Though “21 Jump Street” is this weekend’s only wide release, the 2012 domestic box office will likely keep its perfect streak of weekend-over-weekend victories rolling at 11, thanks to the film’s mid-to-high $20 million tracking and holdovers “The Lorax” and “John Carter.”
Bizzers expect Sony-MGM’s R-rated comedy “Jump Street” to come out on top with a possible $30 million-upside — though if “The Lorax” drops in the 30% range, it could contend for the final box-office crown before Lionsgate unleashes “The Hunger Games” next weekend.
The year-to-date box office continues to outpace 2011 by roughly 17%, even after last weekend when Disney’s soft $30.2 million-opening for $250 million “John Carter” helped lift weekend totals up 5% over last year. “Carter” is projected to drop in the mid-40% range, which would yield a soph-sesh take between $16 million and $17 million.
The Disney tentpole has seen OK mid-week perfs, with a cume of $37.6 million through Wednesday. “Lorax,” however, did better in its third frame, with some mid-week grosses actually up over last week. Toon so far has cumed $132.2 million domestically.

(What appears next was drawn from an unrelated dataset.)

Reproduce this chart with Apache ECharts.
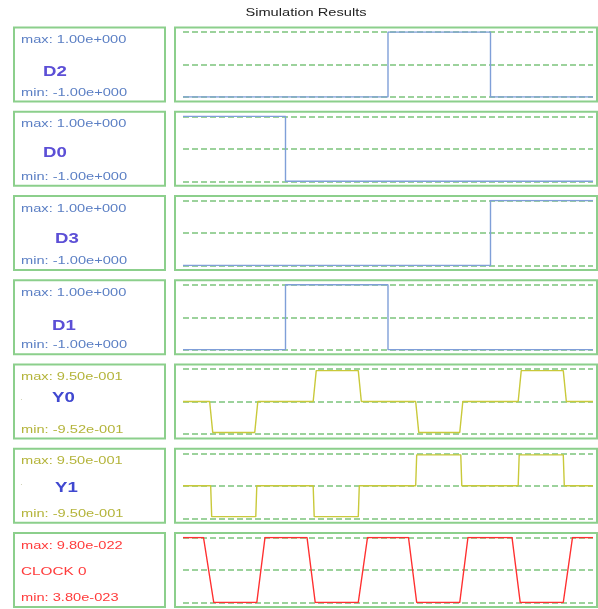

U bows “Lorax” this weekend in Russia, the pic’s first major overseas market, though “Carter” should win international bragging rights, boosted by the pic’s expansion today into China. “Carter” tallied $81.7 million internationally as of March 14; “Lorax” surpassed $2 million, but from only six markets.
At the domestic specialty B.O., several pics bow aggressively, including Lionsgate’s Will Ferrell Spanish-lingo “Casa de mi padre” via Pantelion at 382 locations, and Par Vantage’s “Jeff, Who Lives at Home,” at 254.
Roadside Attractions’ adult laffer “Friends with Kids,” which debuted strong last weekend with $2 million from only 374 locations, expands today to 640 Stateside engagements.
Definite interest for “Jump Street” is strongest among men under 25. But as with Warner Bros.’ “Project X,” which successfully bowed to north of $20 million three weeks ago and has cumed $43 million, male teenagers could have difficulty buying tix to “Jump Street” due to the film’s R rating.
Based on popularity for the original 1980s TV show and favorable reviews, “Jump Street” should also appeal to adults. Directed by Phil Lord and Chris Miller, pic toplines Jonah Hill and Channing Tatum as newbie police officers sent undercover at a local high school to expose a drug operation.
While Warner’s $12 million-budgeted “X” cost less than “Jump Street,” at $42 million, the latter film still looks to be a profitable venture for Sony, considering the film’s pre-opening projections.
Also unspooling this weekend at the specialty B.O., Drafthouse Films’ “The FP” bows at 29 locations, while IFC’s Belgian Cannes entry pic “The Kid with a Bike” opens at three.